>> Start

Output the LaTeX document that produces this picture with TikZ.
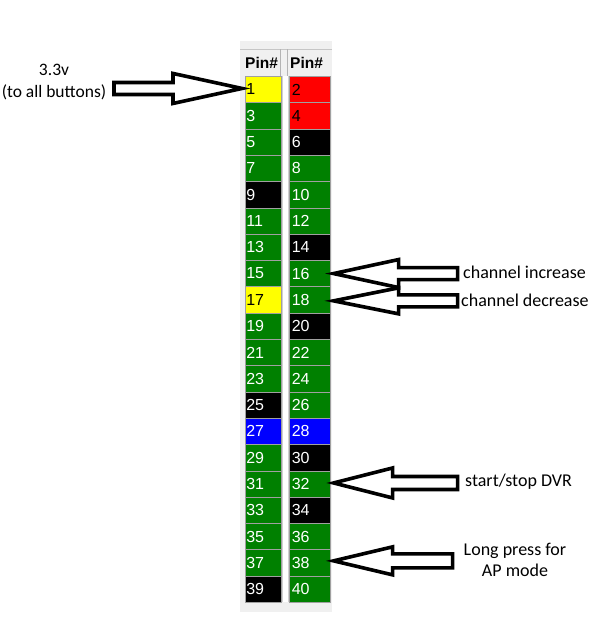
\documentclass[tikz,border=0pt]{standalone}
\usepackage{fontspec}
\setmainfont{Liberation Sans}
\newfontfamily\labelfont{Carlito}
\usetikzlibrary{calc}
\definecolor{pinY}{RGB}{255,255,0}
\definecolor{pinR}{RGB}{255,0,0}
\definecolor{pinG}{RGB}{0,128,0}
\definecolor{pinK}{RGB}{0,0,0}
\definecolor{pinB}{RGB}{0,0,255}
\definecolor{panel}{RGB}{240,240,240}
\definecolor{sep}{RGB}{160,160,160}
\begin{document}
\begin{tikzpicture}[x=1pt,y=-1pt,
  pY/.style={fill=pinY,text=black},
  pR/.style={fill=pinR,text=black},
  pG/.style={fill=pinG,text=white},
  pK/.style={fill=pinK,text=white},
  pB/.style={fill=pinB,text=white},
  cell/.style={draw=sep,line width=0.6pt,anchor=north west,minimum height=26.3pt,
    inner xsep=1pt,inner ysep=0pt,align=left,font=\fontsize{16}{18}\selectfont},
  lcell/.style={cell,text width=34pt},
  rcell/.style={cell,inner xsep=2.5pt,text width=36pt},
  hdr/.style={anchor=west,inner sep=0pt,font=\fontsize{15.5}{17}\selectfont\bfseries},
  lbl/.style={inner sep=0pt,font=\labelfont\fontsize{18}{21.5}\selectfont},
  blk/.style={draw=black,fill=white,line width=3.6pt,line join=miter}]
\useasboundingbox (0,0) rectangle (615,627);
% panel
\fill[panel] (240,41) rectangle (332,612);
\draw[sep!60,line width=0.6pt] (240,49) -- (332,49);
\draw[sep!80,line width=0.6pt] (280,49) -- (280,76) (287,49) -- (287,76);
\fill[white] (282,76) rectangle (288,602);
\draw[sep!50,line width=0.5pt] (282,76) -- (282,602) (288,76) -- (288,602);
\node[hdr] (h1) at (245,63) {Pin\#};
\node[hdr] (h2) at (290,63) {Pin\#};
% cells
\foreach \a/\ca/\b/\cb [count=\r from 0] in {
  1/pY/2/pR, 3/pG/4/pR, 5/pG/6/pK, 7/pG/8/pG, 9/pK/10/pG,
  11/pG/12/pG, 13/pG/14/pK, 15/pG/16/pG, 17/pY/18/pG, 19/pG/20/pK,
  21/pG/22/pG, 23/pG/24/pG, 25/pK/26/pG, 27/pB/28/pB, 29/pG/30/pK,
  31/pG/32/pG, 33/pG/34/pK, 35/pG/36/pG, 37/pG/38/pG, 39/pK/40/pG}{
  \node[lcell,\ca] (P\a) at (245,76+26.3*\r) {\a};
  \node[rcell,\cb] (P\b) at (289,76+26.3*\r) {\b};
}
% arrow tips
\coordinate (t1) at ($(P1.west)+(-3,-1)$);
\coordinate (t16) at ($(P16.east)+(3,0)$);
\coordinate (t18) at ($(P18.east)+(3,1)$);
\coordinate (t32) at ($(P32.east)+(3,-1)$);
\coordinate (t38) at ($(P38.east)+(3,-2)$);
% block arrows
\draw[blk] (t1) -- ++(-69,-15) -- ++(0,9) -- ++(-59,0) -- ++(0,12) -- ++(59,0) -- ++(0,9) -- cycle;
\draw[blk] (t16) -- ++(65,-14) -- ++(0,8) -- ++(59,0) -- ++(0,12) -- ++(-59,0) -- ++(0,8) -- cycle;
\draw[blk] (t18) -- ++(65,-13) -- ++(0,7) -- ++(59,0) -- ++(0,12) -- ++(-59,0) -- ++(0,7) -- cycle;
\draw[blk] (t32) -- ++(59,-15) -- ++(0,8.5) -- ++(65,0) -- ++(0,13) -- ++(-65,0) -- ++(0,8.5) -- cycle;
\draw[blk] (t38) -- ++(59,-14) -- ++(0,7) -- ++(60,0) -- ++(0,14) -- ++(-60,0) -- ++(0,7) -- cycle;
% labels
\node[lbl,align=center,font=\labelfont\fontsize{17.5}{21.5}\selectfont] (l1) at (54,82) {3.3v\\(to all buttons)};
\node[lbl,anchor=west] (l16) at (463,272) {channel increase};
\node[lbl,anchor=west] (l18) at (461,300) {channel decrease};
\node[lbl,anchor=west] (l32) at (465,482) {start/stop DVR};
\node[lbl,align=center] (l38) at (515,560) {Long press for\\AP mode};
\end{tikzpicture}
\end{document}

>> End

Description of the task. Take the data above and repeat it exactly, leaving each picture out.

Finished answer.
Output the LaTeX document that produces this picture with TikZ.
\documentclass[tikz,border=0pt]{standalone}
\usepackage{fontspec}
\setmainfont{Liberation Sans}
\newfontfamily\labelfont{Carlito}
\usetikzlibrary{calc}
\definecolor{pinY}{RGB}{255,255,0}
\definecolor{pinR}{RGB}{255,0,0}
\definecolor{pinG}{RGB}{0,128,0}
\definecolor{pinK}{RGB}{0,0,0}
\definecolor{pinB}{RGB}{0,0,255}
\definecolor{panel}{RGB}{240,240,240}
\definecolor{sep}{RGB}{160,160,160}
\begin{document}
\begin{tikzpicture}[x=1pt,y=-1pt,
  pY/.style={fill=pinY,text=black},
  pR/.style={fill=pinR,text=black},
  pG/.style={fill=pinG,text=white},
  pK/.style={fill=pinK,text=white},
  pB/.style={fill=pinB,text=white},
  cell/.style={draw=sep,line width=0.6pt,anchor=north west,minimum height=26.3pt,
    inner xsep=1pt,inner ysep=0pt,align=left,font=\fontsize{16}{18}\selectfont},
  lcell/.style={cell,text width=34pt},
  rcell/.style={cell,inner xsep=2.5pt,text width=36pt},
  hdr/.style={anchor=west,inner sep=0pt,font=\fontsize{15.5}{17}\selectfont\bfseries},
  lbl/.style={inner sep=0pt,font=\labelfont\fontsize{18}{21.5}\selectfont},
  blk/.style={draw=black,fill=white,line width=3.6pt,line join=miter}]
\useasboundingbox (0,0) rectangle (615,627);
% panel
\fill[panel] (240,41) rectangle (332,612);
\draw[sep!60,line width=0.6pt] (240,49) -- (332,49);
\draw[sep!80,line width=0.6pt] (280,49) -- (280,76) (287,49) -- (287,76);
\fill[white] (282,76) rectangle (288,602);
\draw[sep!50,line width=0.5pt] (282,76) -- (282,602) (288,76) -- (288,602);
\node[hdr] (h1) at (245,63) {Pin\#};
\node[hdr] (h2) at (290,63) {Pin\#};
% cells
\foreach \a/\ca/\b/\cb [count=\r from 0] in {
  1/pY/2/pR, 3/pG/4/pR, 5/pG/6/pK, 7/pG/8/pG, 9/pK/10/pG,
  11/pG/12/pG, 13/pG/14/pK, 15/pG/16/pG, 17/pY/18/pG, 19/pG/20/pK,
  21/pG/22/pG, 23/pG/24/pG, 25/pK/26/pG, 27/pB/28/pB, 29/pG/30/pK,
  31/pG/32/pG, 33/pG/34/pK, 35/pG/36/pG, 37/pG/38/pG, 39/pK/40/pG}{
  \node[lcell,\ca] (P\a) at (245,76+26.3*\r) {\a};
  \node[rcell,\cb] (P\b) at (289,76+26.3*\r) {\b};
}
% arrow tips
\coordinate (t1) at ($(P1.west)+(-3,-1)$);
\coordinate (t16) at ($(P16.east)+(3,0)$);
\coordinate (t18) at ($(P18.east)+(3,1)$);
\coordinate (t32) at ($(P32.east)+(3,-1)$);
\coordinate (t38) at ($(P38.east)+(3,-2)$);
% block arrows
\draw[blk] (t1) -- ++(-69,-15) -- ++(0,9) -- ++(-59,0) -- ++(0,12) -- ++(59,0) -- ++(0,9) -- cycle;
\draw[blk] (t16) -- ++(65,-14) -- ++(0,8) -- ++(59,0) -- ++(0,12) -- ++(-59,0) -- ++(0,8) -- cycle;
\draw[blk] (t18) -- ++(65,-13) -- ++(0,7) -- ++(59,0) -- ++(0,12) -- ++(-59,0) -- ++(0,7) -- cycle;
\draw[blk] (t32) -- ++(59,-15) -- ++(0,8.5) -- ++(65,0) -- ++(0,13) -- ++(-65,0) -- ++(0,8.5) -- cycle;
\draw[blk] (t38) -- ++(59,-14) -- ++(0,7) -- ++(60,0) -- ++(0,14) -- ++(-60,0) -- ++(0,7) -- cycle;
% labels
\node[lbl,align=center,font=\labelfont\fontsize{17.5}{21.5}\selectfont] (l1) at (54,82) {3.3v\\(to all buttons)};
\node[lbl,anchor=west] (l16) at (463,272) {channel increase};
\node[lbl,anchor=west] (l18) at (461,300) {channel decrease};
\node[lbl,anchor=west] (l32) at (465,482) {start/stop DVR};
\node[lbl,align=center] (l38) at (515,560) {Long press for\\AP mode};
\end{tikzpicture}
\end{document}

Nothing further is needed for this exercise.